Exercise task
Transcribe the material in full. Nothing should differ except that the pictures are left out.

Data block
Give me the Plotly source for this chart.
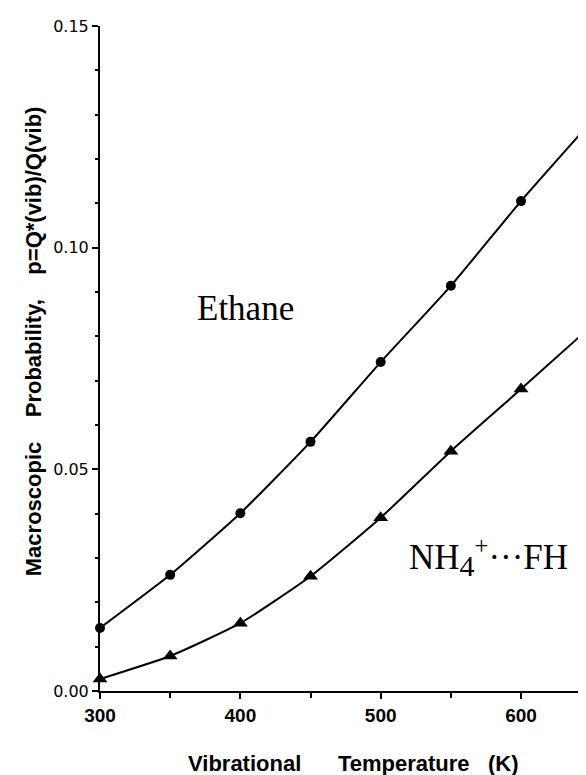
import plotly.graph_objects as go

temperature = [300, 350, 400, 450, 500, 550, 600, 650]
ethane = [0.0142, 0.0262, 0.0401, 0.0562, 0.0742, 0.0914, 0.1105, 0.1284]
nh4_fh = [0.0027, 0.0079, 0.0153, 0.0259, 0.0391, 0.0541, 0.0681, 0.0823]

y_ticks = [0.00, 0.05, 0.10, 0.15]
x_ticks = [300, 400, 500, 600]

NB = "\u00a0"
x_title = "Vibrational" + NB * 6 + "Temperature" + NB * 3 + "(K)"
y_title = "Macroscopic" + NB * 4 + "Probability," + NB * 4 + "p=Q*(vib)/Q(vib)"

fig = go.Figure()
fig.add_trace(go.Scatter(
    x=temperature, y=ethane, mode="lines+markers",
    line=dict(color="black", width=2, shape="spline", smoothing=0.5),
    marker=dict(symbol="circle", size=10, color="black"),
    showlegend=False, cliponaxis=False,
))
fig.add_trace(go.Scatter(
    x=temperature, y=nh4_fh, mode="lines+markers",
    line=dict(color="black", width=2, shape="spline", smoothing=0.5),
    marker=dict(symbol="triangle-up", size=13, color="black"),
    showlegend=False, cliponaxis=False,
))

fig.update_layout(
    width=586, height=775, autosize=False,
    margin=dict(l=92, r=0, t=18, b=92),
    paper_bgcolor="white", plot_bgcolor="white",
    font=dict(family="Liberation Sans, Arial, sans-serif", color="black"),
    xaxis=dict(
        range=[300, 652], tickvals=x_ticks, ticktext=[str(v) for v in x_ticks],
        showgrid=False, zeroline=False, showline=True, linecolor="black", linewidth=2,
        ticks="outside", ticklen=6, tickwidth=2, tickcolor="black",
        tickfont=dict(family="Liberation Sans, Arial, sans-serif", size=19, color="black", weight="bold"),
        minor=dict(dtick=50, tick0=300, ticks="outside", ticklen=5, tickwidth=2, tickcolor="black"),
    ),
    yaxis=dict(
        range=[0, 0.15], tickvals=y_ticks, ticktext=["%.2f" % v for v in y_ticks],
        showgrid=False, zeroline=False, showline=True, linecolor="black", linewidth=2,
        ticks="outside", ticklen=6, tickwidth=2, tickcolor="black",
        tickfont=dict(family="DejaVu Sans, sans-serif", size=16, color="black"),
        minor=dict(dtick=0.01, tick0=0, ticks="outside", ticklen=3, tickwidth=2, tickcolor="black"),
    ),
    annotations=[
        dict(text="Ethane", x=404, y=0.0862, xref="x", yref="y", showarrow=False,
             xanchor="center", yanchor="middle",
             font=dict(family="Liberation Serif, Times New Roman, serif", size=35, color="black")),
        dict(text="NH<sub><span style='font-size:30px'>4</span></sub><sup>+</sup>\u00b7\u00b7\u00b7FH",
             x=519, y=0.0302, xref="x", yref="y",
             showarrow=False, xanchor="left", yanchor="middle",
             font=dict(family="Liberation Serif, Times New Roman, serif", size=35, color="black")),
        dict(text="<b>" + x_title + "</b>", x=0.5, y=0, xref="paper", yref="paper",
             xanchor="center", yanchor="middle", yshift=-72, xshift=6, showarrow=False,
             font=dict(family="Liberation Sans, Arial, sans-serif", size=22, color="black")),
        dict(text="<b>" + y_title + "</b>", x=0, y=0.526, xref="paper", yref="paper",
             xanchor="center", yanchor="middle", xshift=-67, textangle=-90, showarrow=False,
             font=dict(family="Liberation Sans, Arial, sans-serif", size=22, color="black")),
    ],
)

fig.write_html("out.html")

Solved exercise
Give me the Plotly source for this chart.
import plotly.graph_objects as go

temperature = [300, 350, 400, 450, 500, 550, 600, 650]
ethane = [0.0142, 0.0262, 0.0401, 0.0562, 0.0742, 0.0914, 0.1105, 0.1284]
nh4_fh = [0.0027, 0.0079, 0.0153, 0.0259, 0.0391, 0.0541, 0.0681, 0.0823]

y_ticks = [0.00, 0.05, 0.10, 0.15]
x_ticks = [300, 400, 500, 600]

NB = "\u00a0"
x_title = "Vibrational" + NB * 6 + "Temperature" + NB * 3 + "(K)"
y_title = "Macroscopic" + NB * 4 + "Probability," + NB * 4 + "p=Q*(vib)/Q(vib)"

fig = go.Figure()
fig.add_trace(go.Scatter(
    x=temperature, y=ethane, mode="lines+markers",
    line=dict(color="black", width=2, shape="spline", smoothing=0.5),
    marker=dict(symbol="circle", size=10, color="black"),
    showlegend=False, cliponaxis=False,
))
fig.add_trace(go.Scatter(
    x=temperature, y=nh4_fh, mode="lines+markers",
    line=dict(color="black", width=2, shape="spline", smoothing=0.5),
    marker=dict(symbol="triangle-up", size=13, color="black"),
    showlegend=False, cliponaxis=False,
))

fig.update_layout(
    width=586, height=775, autosize=False,
    margin=dict(l=92, r=0, t=18, b=92),
    paper_bgcolor="white", plot_bgcolor="white",
    font=dict(family="Liberation Sans, Arial, sans-serif", color="black"),
    xaxis=dict(
        range=[300, 652], tickvals=x_ticks, ticktext=[str(v) for v in x_ticks],
        showgrid=False, zeroline=False, showline=True, linecolor="black", linewidth=2,
        ticks="outside", ticklen=6, tickwidth=2, tickcolor="black",
        tickfont=dict(family="Liberation Sans, Arial, sans-serif", size=19, color="black", weight="bold"),
        minor=dict(dtick=50, tick0=300, ticks="outside", ticklen=5, tickwidth=2, tickcolor="black"),
    ),
    yaxis=dict(
        range=[0, 0.15], tickvals=y_ticks, ticktext=["%.2f" % v for v in y_ticks],
        showgrid=False, zeroline=False, showline=True, linecolor="black", linewidth=2,
        ticks="outside", ticklen=6, tickwidth=2, tickcolor="black",
        tickfont=dict(family="DejaVu Sans, sans-serif", size=16, color="black"),
        minor=dict(dtick=0.01, tick0=0, ticks="outside", ticklen=3, tickwidth=2, tickcolor="black"),
    ),
    annotations=[
        dict(text="Ethane", x=404, y=0.0862, xref="x", yref="y", showarrow=False,
             xanchor="center", yanchor="middle",
             font=dict(family="Liberation Serif, Times New Roman, serif", size=35, color="black")),
        dict(text="NH<sub><span style='font-size:30px'>4</span></sub><sup>+</sup>\u00b7\u00b7\u00b7FH",
             x=519, y=0.0302, xref="x", yref="y",
             showarrow=False, xanchor="left", yanchor="middle",
             font=dict(family="Liberation Serif, Times New Roman, serif", size=35, color="black")),
        dict(text="<b>" + x_title + "</b>", x=0.5, y=0, xref="paper", yref="paper",
             xanchor="center", yanchor="middle", yshift=-72, xshift=6, showarrow=False,
             font=dict(family="Liberation Sans, Arial, sans-serif", size=22, color="black")),
        dict(text="<b>" + y_title + "</b>", x=0, y=0.526, xref="paper", yref="paper",
             xanchor="center", yanchor="middle", xshift=-67, textangle=-90, showarrow=False,
             font=dict(family="Liberation Sans, Arial, sans-serif", size=22, color="black")),
    ],
)

fig.write_html("out.html")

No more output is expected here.